Friday, May 4, 2012

Hails and farewells from the Emerson String Quartet

The Emerson String Quartet
Last Friday Celebrity Series welcomed the Emerson String Quartet (above) in what felt a bit like a farewell concert - although it was really only a farewell to cellist David Finckel, who will be leaving the ensemble next year (he will be replaced by Paul Watkins).  So it was no surprise the program brimmed with other farewells - it featured Haydn's farewell to the string quartet (Op. 77, No. 2), as well as what unexpectedly turned out to be Beethoven's farewell to everything, the String Quartet in F Major, Op. 135, No. 16.  The concert was balanced by one big "hello" - the rolling premiere of Thomas Adès' The Four Quarters, which was commissioned for the Emersons by the Carnegie Hall Corporation.

Needless to say, the performance gave poignant, persistent evidence of why people are already feeling nostalgic toward this quartet's current line-up (which has endured for more than three decades).  The maturity, the insight, the passionate detail, the confident, unspoken sense of ensemble - it was all there, again, just as it always is with the Emersons.  The opening Haydn was particularly delightful - it played as a rich, perhaps slightly rueful emotional statement with a buoyant chuckle rippling just beneath its surface.  Propelled by Eugene Drucker on first violin, the opening Allegro moderato was exquisitely Mozartean (scholars claim it quotes the "catalogue aria" from Don Giovanni), while the following Menuetto proved deliciously playful - and the indispensable Finckel's cello all but bounced through the final Vivace assai.  To be honest, I felt this was the quartet's finest playing of the night (but then this is one of my favorite quartets, too).

Next came the Adès, which perhaps inevitably sounded a bit thin when sandwiched between late Haydn and Beethoven.  I'm generally a big fan of this challenging composer, but I have to admit - I think this may be one of his minor works; it  comes with an overt metaphoric program, but not much of a developing intellectual one.  Still, time will tell, and the audience certainly seemed to warm up to it (but then it gets better as it goes along, too).

As usual for Adès, Four Quarters is built on extremes of tone and dynamic, and depends on a certain alienated formal precision.  It's also a clear meditation, like La Mer and other works, on specific times of day; the first movement, Nightfalls, sets strange booms of sound against a kind of low, dreaming bass; something (perhaps human consciousness) is collapsing here into a sleepy drone.  In contrast, the following Morning Dew (excerpt below) is a spiky wake-up call of pizzicato effects, with plucked strings conjuring dozens of droplets precipitating out of the atmosphere.  This isn't too far from Brian-Eno-level electronica, however, where the concept does most of the heavy lifting; and the churning Days likewise plays like a self-conscious, but rather obvious, chunk of pop.  Adès only really gets down to work in the finale, The Twenty-Fifth Hour, which both hints at some mystical limit beyond the scope of our daily lives, and actually gets somewhere musically, too, thanks to a gracefully building contrapuntal development.

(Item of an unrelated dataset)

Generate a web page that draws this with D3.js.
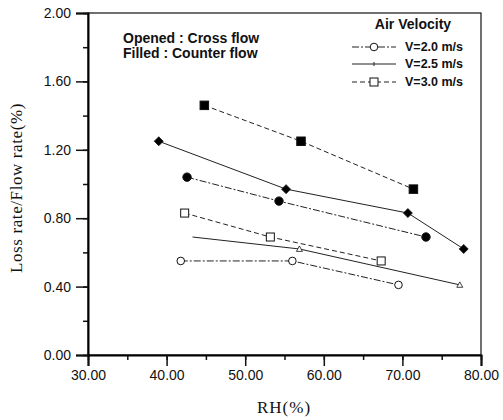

After Adès it was on to Beethoven, and what the master didn't realize at the time would be his last completed piece, Op. 135, No. 16. The work is famous for the inscription on its final movement, “Muss es sein? Es muss sein” (“Must it be? It must be”), which is perhaps not so much a reflection of the great composer's awareness of his impending mortality (he had a number of projects cooking at the time of his death, including a 10th symphony) as some eerily prescient, half-comical accidental portent.  The Emersons seemed to take the piece as mostly another of the composer's meditations on the pleasures and limits of classicism; with Philip Setzer on lead violin,  the Allegretto and Vivace were elegant, but not deep - depth came later, in the third movement, which touched here and there on the spiritual transcendence that illuminates the other late quartets; but this was shaken off again in a vigorous final Allegro.

After tumultous applause, the Emersons returned for a single encore, the first movement of Ives' First Quartet, generally known as the "Salvation Army" quartet.  This proved everything it should be: affectionately parodic but eventually affirming, and tossed off with the Emersons' usual low-key mastery.  It was hard to bid them (and especially cellist Finckel) farewell after that, I admit - but perhaps we're only on the verge of an exciting "hello," and another dazzling career phase, for this stellar ensemble.